_Exercise goal_: With the pictures left out, copy the listing below exactly.
## START Available data
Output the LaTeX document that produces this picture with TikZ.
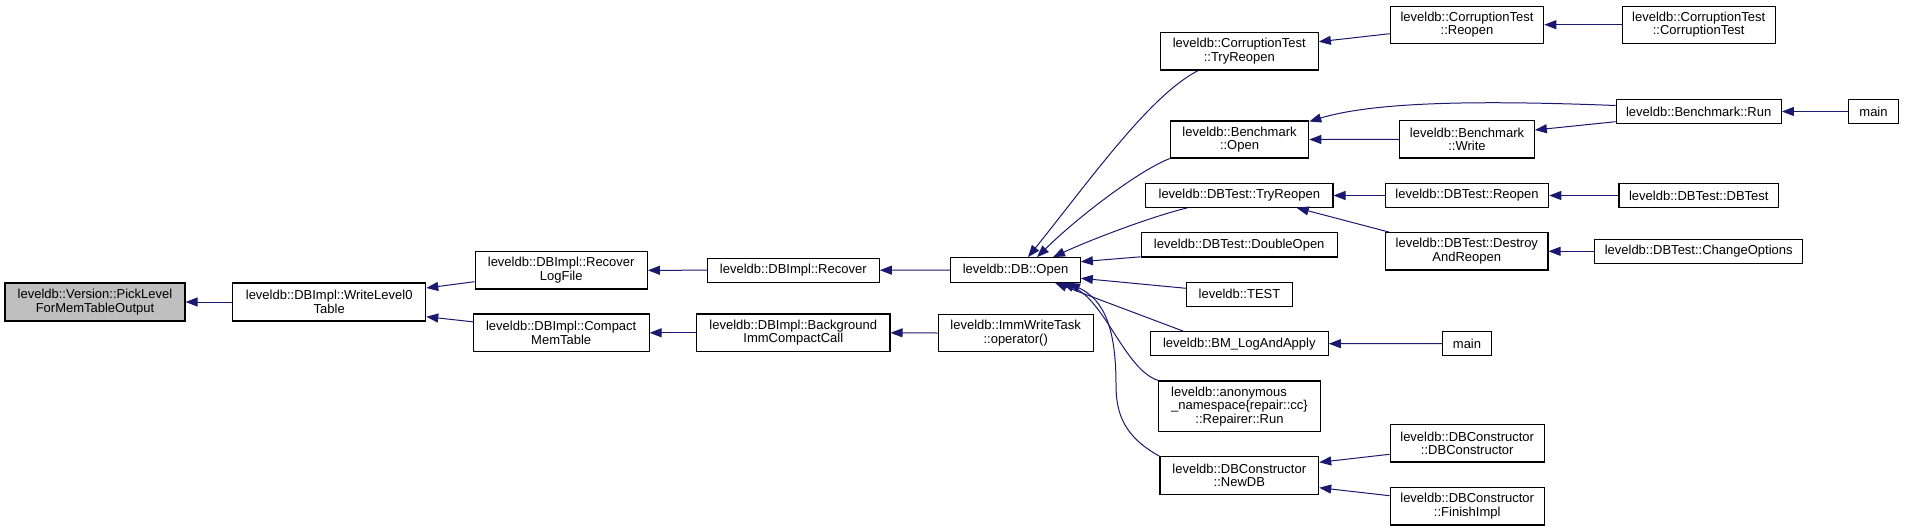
\documentclass[tikz,border=0pt]{standalone}
\usepackage{fontspec}
\setmainfont{Liberation Sans}
\usetikzlibrary{arrows.meta}
\definecolor{edgeblue}{HTML}{191970}
\definecolor{pickgray}{HTML}{BFBFBF}
\tikzset{
  fnbox/.style={draw=black, line width=1.1pt, fill=white, inner sep=0pt, align=center,
    font=\fontsize{13}{13.5}\selectfont},
  calledge/.style={draw=edgeblue, line width=1pt, -{Triangle[length=12pt,width=9pt]}}
}
\begin{document}
\begin{tikzpicture}[x=1pt,y=-1pt]
\useasboundingbox (0,0) rectangle (1919,531);
\fill[white] (0,0) rectangle (1919,531);
% nodes
\node[fnbox, fill=pickgray, minimum width=180pt, minimum height=38pt] (pick) at (95,302) {leveldb::Version::PickLevel\\ForMemTableOutput};
\node[fnbox, minimum width=193pt, minimum height=38pt] (wl0) at (329.2,302) {leveldb::DBImpl::WriteLevel0\\Table};
\node[fnbox, minimum width=172.3pt, minimum height=37.3pt] (rlf) at (561.2,270.3) {leveldb::DBImpl::Recover\\LogFile};
\node[fnbox, minimum width=175.7pt, minimum height=37.7pt] (cmt) at (561.2,332.8) {leveldb::DBImpl::Compact\\MemTable};
\node[fnbox, minimum width=172pt, minimum height=23.7pt] (rec) at (793.3,270.2) {leveldb::DBImpl::Recover};
\node[fnbox, minimum width=193.3pt, minimum height=37.7pt] (bicc) at (793.3,332.8) {leveldb::DBImpl::Background\\ImmCompactCall};
\node[fnbox, minimum width=129.6pt, minimum height=24.6pt] (dbopen) at (1015.5,270) {leveldb::DB::Open};
\node[fnbox, minimum width=155.3pt, minimum height=37.4pt] (imm) at (1015.7,333) {leveldb::ImmWriteTask\\::operator()};
\node[fnbox, minimum width=158pt, minimum height=37.3pt] (ctry) at (1239.3,51.3) {leveldb::CorruptionTest\\::TryReopen};
\node[fnbox, minimum width=138.4pt, minimum height=37pt] (bopen) at (1239.5,139.5) {leveldb::Benchmark\\::Open};
\node[fnbox, minimum width=187.3pt, minimum height=23.6pt] (dtry) at (1239.3,195.5) {leveldb::DBTest::TryReopen};
\node[fnbox, minimum width=196.3pt, minimum height=24.3pt] (dopen) at (1239.2,244.8) {leveldb::DBTest::DoubleOpen};
\node[fnbox, minimum width=105.6pt, minimum height=23.7pt] (test) at (1239.5,294.2) {leveldb::TEST};
\node[fnbox, minimum width=178pt, minimum height=24pt] (bm) at (1239.3,343.7) {leveldb::BM\_LogAndApply};
\node[fnbox, minimum width=161.6pt, minimum height=50.7pt] (anon) at (1239.5,406.3) {\rlap{leveldb::anonymous}\phantom{\_namespace\{repair::cc\}}\\\_namespace\{repair::cc\}\\::Repairer::Run};
\node[fnbox, minimum width=158.7pt, minimum height=37.6pt] (newdb) at (1239.3,475.5) {leveldb::DBConstructor\\::NewDB};
\node[fnbox, minimum width=153.4pt, minimum height=37.3pt] (crep) at (1467,24.7) {leveldb::CorruptionTest\\::Reopen};
\node[fnbox, minimum width=153.3pt, minimum height=37.3pt] (cct) at (1698.7,24.7) {leveldb::CorruptionTest\\::CorruptionTest};
\node[fnbox, minimum width=165.3pt, minimum height=24.4pt] (brun) at (1698.7,111.5) {leveldb::Benchmark::Run};
\node[fnbox, minimum width=49.6pt, minimum height=24.4pt] (mainA) at (1873.5,111.5) {main};
\node[fnbox, minimum width=134.6pt, minimum height=37.3pt] (bwrite) at (1467,139.3) {leveldb::Benchmark\\::Write};
\node[fnbox, minimum width=163.4pt, minimum height=24.4pt] (drep) at (1467,195.5) {leveldb::DBTest::Reopen};
\node[fnbox, minimum width=159.7pt, minimum height=24.4pt] (dbtest) at (1698.8,195.5) {leveldb::DBTest::DBTest};
\node[fnbox, minimum width=162.3pt, minimum height=37.3pt] (dar) at (1466.8,251.3) {leveldb::DBTest::Destroy\\AndReopen};
\node[fnbox, minimum width=208pt, minimum height=24pt] (chopt) at (1698.7,251.3) {leveldb::DBTest::ChangeOptions};
\node[fnbox, minimum width=49.4pt, minimum height=24.4pt] (mainB) at (1467,343.5) {main};
\node[fnbox, minimum width=154.3pt, minimum height=37.3pt] (dbc) at (1467.2,443.3) {leveldb::DBConstructor\\::DBConstructor};
\node[fnbox, minimum width=154.3pt, minimum height=37.3pt] (fin) at (1467.2,506.3) {leveldb::DBConstructor\\::FinishImpl};
\coordinate (nmid) at (1116,385);
% edges
\draw[calledge] (wl0.west) -- (pick.east);
\draw[calledge] ([yshift=-11.4pt]rlf.west) -- ([yshift=14pt]wl0.east);
\draw[calledge] ([yshift=11pt]cmt.west) -- ([yshift=-14.7pt]wl0.east);
\draw[calledge] (rec.west) -- (rlf.east);
\draw[calledge] (bicc.west) -- (cmt.east);
\draw[calledge] (dbopen.west) -- (rec.east);
\draw[calledge] (imm.west) -- (bicc.east);
\draw[calledge] ([xshift=-41pt]ctry.south) .. controls (1150,95) and (1090,180) .. ([xshift=12.5pt]dbopen.north);
\draw[calledge] (bopen.south west) .. controls (1140,170) and (1080,215) .. ([xshift=21.5pt]dbopen.north);
\draw[calledge] ([xshift=-52pt]dtry.south) .. controls (1150,217) and (1090,240) .. ([xshift=37.5pt]dbopen.north);
\draw[calledge] ([yshift=-12pt]dopen.west) -- ([yshift=8.3pt]dbopen.east);
\draw[calledge] ([yshift=5.9pt]test.west) -- ([yshift=-8.3pt]dbopen.east);
\draw[calledge] ([xshift=-56pt]bm.north) -- ([xshift=39.5pt]dbopen.south);
\draw[calledge] (anon.north west) .. controls (1125,370) and (1105,300) .. ([xshift=46.5pt]dbopen.south);
\draw[calledge] (newdb.north west) .. controls (1125,437) and (1116,415) .. (nmid) .. controls (1116,330) and (1105,300) .. ([xshift=52.5pt]dbopen.south);
\draw[calledge] ([yshift=-9pt]crep.west) -- ([yshift=9.6pt]ctry.east);
\draw[calledge] (cct.west) -- (crep.east);
\draw[calledge] ([yshift=6pt]brun.west) .. controls (1500,101) and (1380,100) .. ([yshift=18pt]bopen.east);
\draw[calledge] (bwrite.west) -- (bopen.east);
\draw[calledge] ([yshift=-10.2pt]brun.west) -- ([yshift=9.3pt]bwrite.east);
\draw[calledge] (mainA.west) -- (brun.east);
\draw[calledge] (drep.west) -- (dtry.east);
\draw[calledge] (dbtest.west) -- (drep.east);
\draw[calledge] ([xshift=4pt]dar.north west) -- ([xshift=57.4pt]dtry.south);
\draw[calledge] (chopt.west) -- (dar.east);
\draw[calledge] (mainB.west) -- (bm.east);
\draw[calledge] ([yshift=-11pt]dbc.west) -- ([yshift=13.2pt]newdb.east);
\draw[calledge] ([yshift=10.6pt]fin.west) -- ([yshift=-12.2pt]newdb.east);
\end{tikzpicture}
\end{document}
## END Available data
_Result of this task_:
Output the LaTeX document that produces this picture with TikZ.
\documentclass[tikz,border=0pt]{standalone}
\usepackage{fontspec}
\setmainfont{Liberation Sans}
\usetikzlibrary{arrows.meta}
\definecolor{edgeblue}{HTML}{191970}
\definecolor{pickgray}{HTML}{BFBFBF}
\tikzset{
  fnbox/.style={draw=black, line width=1.1pt, fill=white, inner sep=0pt, align=center,
    font=\fontsize{13}{13.5}\selectfont},
  calledge/.style={draw=edgeblue, line width=1pt, -{Triangle[length=12pt,width=9pt]}}
}
\begin{document}
\begin{tikzpicture}[x=1pt,y=-1pt]
\useasboundingbox (0,0) rectangle (1919,531);
\fill[white] (0,0) rectangle (1919,531);
% nodes
\node[fnbox, fill=pickgray, minimum width=180pt, minimum height=38pt] (pick) at (95,302) {leveldb::Version::PickLevel\\ForMemTableOutput};
\node[fnbox, minimum width=193pt, minimum height=38pt] (wl0) at (329.2,302) {leveldb::DBImpl::WriteLevel0\\Table};
\node[fnbox, minimum width=172.3pt, minimum height=37.3pt] (rlf) at (561.2,270.3) {leveldb::DBImpl::Recover\\LogFile};
\node[fnbox, minimum width=175.7pt, minimum height=37.7pt] (cmt) at (561.2,332.8) {leveldb::DBImpl::Compact\\MemTable};
\node[fnbox, minimum width=172pt, minimum height=23.7pt] (rec) at (793.3,270.2) {leveldb::DBImpl::Recover};
\node[fnbox, minimum width=193.3pt, minimum height=37.7pt] (bicc) at (793.3,332.8) {leveldb::DBImpl::Background\\ImmCompactCall};
\node[fnbox, minimum width=129.6pt, minimum height=24.6pt] (dbopen) at (1015.5,270) {leveldb::DB::Open};
\node[fnbox, minimum width=155.3pt, minimum height=37.4pt] (imm) at (1015.7,333) {leveldb::ImmWriteTask\\::operator()};
\node[fnbox, minimum width=158pt, minimum height=37.3pt] (ctry) at (1239.3,51.3) {leveldb::CorruptionTest\\::TryReopen};
\node[fnbox, minimum width=138.4pt, minimum height=37pt] (bopen) at (1239.5,139.5) {leveldb::Benchmark\\::Open};
\node[fnbox, minimum width=187.3pt, minimum height=23.6pt] (dtry) at (1239.3,195.5) {leveldb::DBTest::TryReopen};
\node[fnbox, minimum width=196.3pt, minimum height=24.3pt] (dopen) at (1239.2,244.8) {leveldb::DBTest::DoubleOpen};
\node[fnbox, minimum width=105.6pt, minimum height=23.7pt] (test) at (1239.5,294.2) {leveldb::TEST};
\node[fnbox, minimum width=178pt, minimum height=24pt] (bm) at (1239.3,343.7) {leveldb::BM\_LogAndApply};
\node[fnbox, minimum width=161.6pt, minimum height=50.7pt] (anon) at (1239.5,406.3) {\rlap{leveldb::anonymous}\phantom{\_namespace\{repair::cc\}}\\\_namespace\{repair::cc\}\\::Repairer::Run};
\node[fnbox, minimum width=158.7pt, minimum height=37.6pt] (newdb) at (1239.3,475.5) {leveldb::DBConstructor\\::NewDB};
\node[fnbox, minimum width=153.4pt, minimum height=37.3pt] (crep) at (1467,24.7) {leveldb::CorruptionTest\\::Reopen};
\node[fnbox, minimum width=153.3pt, minimum height=37.3pt] (cct) at (1698.7,24.7) {leveldb::CorruptionTest\\::CorruptionTest};
\node[fnbox, minimum width=165.3pt, minimum height=24.4pt] (brun) at (1698.7,111.5) {leveldb::Benchmark::Run};
\node[fnbox, minimum width=49.6pt, minimum height=24.4pt] (mainA) at (1873.5,111.5) {main};
\node[fnbox, minimum width=134.6pt, minimum height=37.3pt] (bwrite) at (1467,139.3) {leveldb::Benchmark\\::Write};
\node[fnbox, minimum width=163.4pt, minimum height=24.4pt] (drep) at (1467,195.5) {leveldb::DBTest::Reopen};
\node[fnbox, minimum width=159.7pt, minimum height=24.4pt] (dbtest) at (1698.8,195.5) {leveldb::DBTest::DBTest};
\node[fnbox, minimum width=162.3pt, minimum height=37.3pt] (dar) at (1466.8,251.3) {leveldb::DBTest::Destroy\\AndReopen};
\node[fnbox, minimum width=208pt, minimum height=24pt] (chopt) at (1698.7,251.3) {leveldb::DBTest::ChangeOptions};
\node[fnbox, minimum width=49.4pt, minimum height=24.4pt] (mainB) at (1467,343.5) {main};
\node[fnbox, minimum width=154.3pt, minimum height=37.3pt] (dbc) at (1467.2,443.3) {leveldb::DBConstructor\\::DBConstructor};
\node[fnbox, minimum width=154.3pt, minimum height=37.3pt] (fin) at (1467.2,506.3) {leveldb::DBConstructor\\::FinishImpl};
\coordinate (nmid) at (1116,385);
% edges
\draw[calledge] (wl0.west) -- (pick.east);
\draw[calledge] ([yshift=-11.4pt]rlf.west) -- ([yshift=14pt]wl0.east);
\draw[calledge] ([yshift=11pt]cmt.west) -- ([yshift=-14.7pt]wl0.east);
\draw[calledge] (rec.west) -- (rlf.east);
\draw[calledge] (bicc.west) -- (cmt.east);
\draw[calledge] (dbopen.west) -- (rec.east);
\draw[calledge] (imm.west) -- (bicc.east);
\draw[calledge] ([xshift=-41pt]ctry.south) .. controls (1150,95) and (1090,180) .. ([xshift=12.5pt]dbopen.north);
\draw[calledge] (bopen.south west) .. controls (1140,170) and (1080,215) .. ([xshift=21.5pt]dbopen.north);
\draw[calledge] ([xshift=-52pt]dtry.south) .. controls (1150,217) and (1090,240) .. ([xshift=37.5pt]dbopen.north);
\draw[calledge] ([yshift=-12pt]dopen.west) -- ([yshift=8.3pt]dbopen.east);
\draw[calledge] ([yshift=5.9pt]test.west) -- ([yshift=-8.3pt]dbopen.east);
\draw[calledge] ([xshift=-56pt]bm.north) -- ([xshift=39.5pt]dbopen.south);
\draw[calledge] (anon.north west) .. controls (1125,370) and (1105,300) .. ([xshift=46.5pt]dbopen.south);
\draw[calledge] (newdb.north west) .. controls (1125,437) and (1116,415) .. (nmid) .. controls (1116,330) and (1105,300) .. ([xshift=52.5pt]dbopen.south);
\draw[calledge] ([yshift=-9pt]crep.west) -- ([yshift=9.6pt]ctry.east);
\draw[calledge] (cct.west) -- (crep.east);
\draw[calledge] ([yshift=6pt]brun.west) .. controls (1500,101) and (1380,100) .. ([yshift=18pt]bopen.east);
\draw[calledge] (bwrite.west) -- (bopen.east);
\draw[calledge] ([yshift=-10.2pt]brun.west) -- ([yshift=9.3pt]bwrite.east);
\draw[calledge] (mainA.west) -- (brun.east);
\draw[calledge] (drep.west) -- (dtry.east);
\draw[calledge] (dbtest.west) -- (drep.east);
\draw[calledge] ([xshift=4pt]dar.north west) -- ([xshift=57.4pt]dtry.south);
\draw[calledge] (chopt.west) -- (dar.east);
\draw[calledge] (mainB.west) -- (bm.east);
\draw[calledge] ([yshift=-11pt]dbc.west) -- ([yshift=13.2pt]newdb.east);
\draw[calledge] ([yshift=10.6pt]fin.west) -- ([yshift=-12.2pt]newdb.east);
\end{tikzpicture}
\end{document}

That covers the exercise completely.